Note that even if you are not able to attend mass, you should try to observe the Sabbath by reading the scripture, meditating and spending time in prayer.
Is It A Sin If You Miss Mass When Traveling?
The Precepts of the Church do not allow missing mass because you are away from your home parish. No matter where you are, you are supposed to attend mass at the nearest church.
Of course, this is not always possible.
Say you’ve gone on holiday or a business trip and realized there’s no church in the area. In that case, it’s not a sin to miss mass since you’ve not done it deliberately.
But if you miss church because you’ve gone for brunch, then that’s a sin.
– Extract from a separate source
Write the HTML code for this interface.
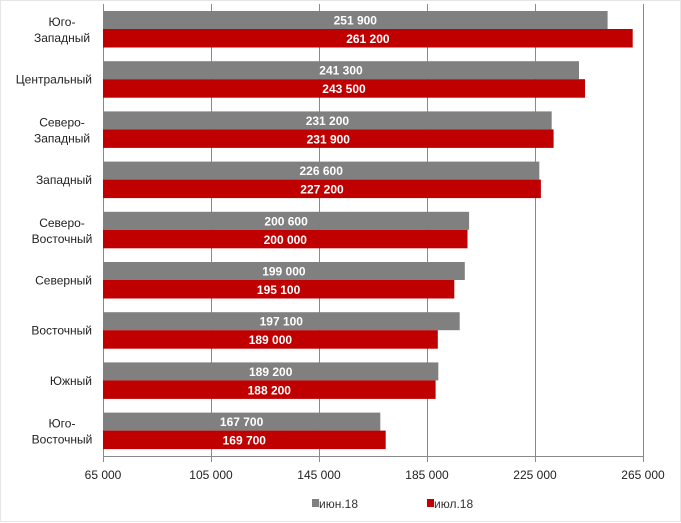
<!DOCTYPE html>
<html><head><meta charset="utf-8"><style>
html,body{margin:0;padding:0;background:#fff;}
svg{display:block;font-family:"Liberation Sans",sans-serif;}
.g{fill:#808080}.r{fill:#c00000}
.v{font-size:12px;font-weight:bold;fill:#fff;text-anchor:middle}
.c{font-size:12px;fill:#222;text-anchor:middle}
.e{font-size:12px;fill:#222;text-anchor:end}
</style></head><body>
<svg width="681" height="523" viewBox="0 0 681 523">
<rect x="0.5" y="0.5" width="680" height="521" fill="#fff" stroke="#e6e6e6"/>
<g stroke="#8a8a8a" stroke-width="1">
<line x1="103.5" y1="4" x2="103.5" y2="462"/>
<line x1="211.5" y1="4" x2="211.5" y2="462"/>
<line x1="319.5" y1="4" x2="319.5" y2="462"/>
<line x1="427.5" y1="4" x2="427.5" y2="462"/>
<line x1="535.5" y1="4" x2="535.5" y2="462"/>
<line x1="643.5" y1="4" x2="643.5" y2="462"/>
<line x1="103" y1="456.5" x2="644" y2="456.5"/>
</g>

<rect class="g" x="103" y="11" width="504.6" height="18"/>
<rect class="r" x="103" y="29" width="529.7" height="18.5"/>
<text class="v" x="355.3" y="24.5">251 900</text>
<text class="v" x="367.9" y="43">261 200</text>
<text class="c" x="62" y="26">Юго-</text>
<text class="c" x="62" y="42">Западный</text>

<rect class="g" x="103" y="61.2" width="476" height="18"/>
<rect class="r" x="103" y="79.2" width="482" height="18.5"/>
<text class="v" x="341" y="74.7">241 300</text>
<text class="v" x="344" y="93.2">243 500</text>
<text class="e" x="92" y="83.7">Центральный</text>

<rect class="g" x="103" y="111.4" width="448.7" height="18"/>
<rect class="r" x="103" y="129.4" width="450.6" height="18.5"/>
<text class="v" x="327.4" y="124.9">231 200</text>
<text class="v" x="328.3" y="143.4">231 900</text>
<text class="c" x="62" y="126.4">Северо-</text>
<text class="c" x="62" y="142.4">Западный</text>

<rect class="g" x="103" y="161.6" width="436.3" height="18"/>
<rect class="r" x="103" y="179.6" width="437.9" height="18.5"/>
<text class="v" x="321.2" y="175.1">226 600</text>
<text class="v" x="322" y="193.6">227 200</text>
<text class="e" x="92" y="184.1">Западный</text>

<rect class="g" x="103" y="211.8" width="366.1" height="18"/>
<rect class="r" x="103" y="229.8" width="364.5" height="18.5"/>
<text class="v" x="286.1" y="225.3">200 600</text>
<text class="v" x="285.3" y="243.8">200 000</text>
<text class="c" x="62" y="226.8">Северо-</text>
<text class="c" x="62" y="242.8">Восточный</text>

<rect class="g" x="103" y="262" width="361.8" height="18"/>
<rect class="r" x="103" y="280" width="351.3" height="18.5"/>
<text class="v" x="283.9" y="275.5">199 000</text>
<text class="v" x="278.6" y="294">195 100</text>
<text class="e" x="92" y="284.5">Северный</text>

<rect class="g" x="103" y="312.2" width="356.7" height="18"/>
<rect class="r" x="103" y="330.2" width="334.8" height="18.5"/>
<text class="v" x="281.3" y="325.7">197 100</text>
<text class="v" x="270.4" y="344.2">189 000</text>
<text class="e" x="92" y="334.7">Восточный</text>

<rect class="g" x="103" y="362.4" width="335.3" height="18"/>
<rect class="r" x="103" y="380.4" width="332.6" height="18.5"/>
<text class="v" x="270.7" y="375.9">189 200</text>
<text class="v" x="269.3" y="394.4">188 200</text>
<text class="e" x="92" y="384.9">Южный</text>

<rect class="g" x="103" y="412.6" width="277.3" height="18"/>
<rect class="r" x="103" y="430.6" width="282.7" height="18.5"/>
<text class="v" x="241.6" y="426.1">167 700</text>
<text class="v" x="244.3" y="444.6">169 700</text>
<text class="c" x="62" y="427.6">Юго-</text>
<text class="c" x="62" y="443.6">Восточный</text>

<g font-size="12" fill="#222" text-anchor="middle">
<text x="103" y="479">65 000</text>
<text x="211" y="479">105 000</text>
<text x="319" y="479">145 000</text>
<text x="427" y="479">185 000</text>
<text x="535" y="479">225 000</text>
<text x="643" y="479">265 000</text>
</g>
<rect x="312" y="499" width="7" height="8" fill="#808080"/>
<text x="319" y="508" font-size="12" fill="#333">июн.18</text>
<rect x="427" y="499" width="7" height="8" fill="#c00000"/>
<text x="434" y="508" font-size="12" fill="#333">июл.18</text>
</svg>
</body></html>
To avoid even the hint of sin, make every effort to attend mass whether you are at home or away. If you can, select destinations that have a Catholic church nearby.
Does TV or Online Mass Fulfill Sunday Obligation?
Some faithfuls will deliberately miss mass at the parish and instead attend a virtual mass online while at home or watch a mass broadcast on TV.
Unless you have a valid reason for staying home (illness, caring for someone, weather etc.) or the priest has issued a dispensation, watching mass on TV or attending mass online doesn’t fulfill your Sunday obligation.
You’ll be committing a mortal sin by not going to mass. Mass involves physically going to church to commune with fellow believers.
But if there’s a reason you can’t go to mass, it’s actually a good idea to watch a mass service online or on TV to help you connect with God.